Lehman Brothers is going, perhaps would be gone in the not so distant future. It is virtually irredeemable, and moving fast on the verge of collapse. Is this not scary? Does it not send a chill down the spine of global financial institutions?
A number of long standing and well established banks have gradually "fallen" one after another, not unlike dominos. Sheer instant bailing out is not a tangible or sustainable solution, for it could only worsen the precarious economic situation by hiding its decadence.
The world should be ready (albeit most unwillingly) for yet another bashing of financial storm, except this time the enormous scale and drastic impact could be beyond anybody's imagination.
(Tan Boon Tee) -
4
Justin,
Next question. It seems to me that our use of the slow leak technique is NOT working.

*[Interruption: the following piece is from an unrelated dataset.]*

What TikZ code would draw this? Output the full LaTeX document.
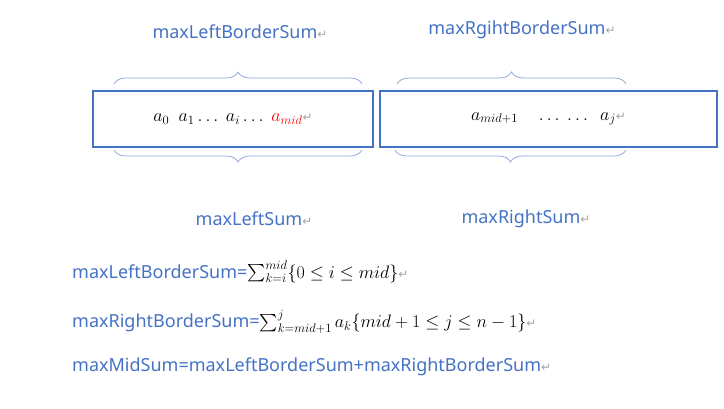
\RequirePackage{fix-cm}
\documentclass[tikz,border=0pt]{standalone}
\usepackage{amsmath}
\usepackage{fontspec}
\setmainfont{Noto Sans}
\newfontfamily\symfont{DejaVu Sans}
\usetikzlibrary{decorations.pathreplacing}
\definecolor{wordblue}{HTML}{4472C4}
\definecolor{bracecol}{HTML}{8FAADC}
\newcommand{\ret}{{\symfont\color{gray!70}\fontsize{12}{12}\selectfont ↵}}
\tikzset{
  cell/.style={draw=wordblue, line width=1.5pt, minimum height=56pt, inner sep=0pt},
  lbl/.style={text=wordblue, font=\fontsize{18}{21}\selectfont, inner sep=0pt},
  brc/.style={draw=bracecol, thick, decorate, decoration={brace, amplitude=12pt}},
}
\begin{document}
\begin{tikzpicture}[x=1pt,y=-1pt]
  \useasboundingbox (0,0) rectangle (724,409);
  % the two halves
  \node[cell, minimum width=280pt] (left) at (233,119)
    {\fontsize{18}{21}\selectfont $a_0\ \ a_1 \ldots\ a_i \ldots\ \textcolor{red}{a_{mid}}$\ret};
  \node[cell, minimum width=337pt] (right) at (548.5,119)
    {\fontsize{18}{21}\selectfont $a_{mid+1}\quad \ldots\ \ldots\ \ a_j$\ret};
  % braces
  \coordinate (tl1) at (114,84); \coordinate (tl2) at (362,84);
  \coordinate (tr1) at (397,84); \coordinate (tr2) at (626,84);
  \coordinate (bl1) at (114,150); \coordinate (bl2) at (362,150);
  \coordinate (br1) at (395,150); \coordinate (br2) at (626,150);
  \draw[brc] (tl1) -- (tl2);
  \draw[brc] (tr1) -- (tr2);
  \draw[brc] (bl2) -- (bl1);
  \draw[brc] (br2) -- (br1);
  % labels
  \node[lbl] (tlsum) at (240,32) {maxLeftBorderSum\ret};
  \node[lbl] (trsum) at (522,30) {maxRgihtBorderSum\ret};
  \node[lbl] (blsum) at (254,219) {maxLeftSum\ret};
  \node[lbl] (brsum) at (526,219) {maxRightSum\ret};
  % formulas
  \node[lbl, anchor=west] (f1) at (72,272)
    {maxLeftBorderSum=\textcolor{black}{$\sum_{k=i}^{mid}\{0\le i\le mid\}$}\ret};
  \node[lbl, anchor=west] (f2) at (72,322)
    {maxRightBorderSum=\textcolor{black}{$\sum_{k=mid+1}^{j} a_k\{mid+1\le j\le n-1\}$}\ret};
  \node[lbl, anchor=west] (f3) at (72,367)
    {maxMidSum=maxLeftBorderSum+maxRightBorderSum\ret};
\end{tikzpicture}
\end{document}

I hate to say it, but it appears that the government would be far better off to just establish a SUPERFUND of sorts to bail out institutions which are either a) too big to fail, b) too interconnected to fail or c) failure would bring about damage to the concept of US currency being backed by less than "Full Faith and Credit."
Since it seems like we are playing a game of Texas Hold'em with the short stack, is there any real danger in going for a long punt (essentially just putting up ante and folding) till we receive a better hand?
Thanks for the recognition on the questions, but again, my curiousity is driven by my concern for my holdings in US Savings bonds, my 401K, and my stock market holdings. I'm not getting killed, but systemic danger is some pretty scary stuff (even when you're in your early 30s).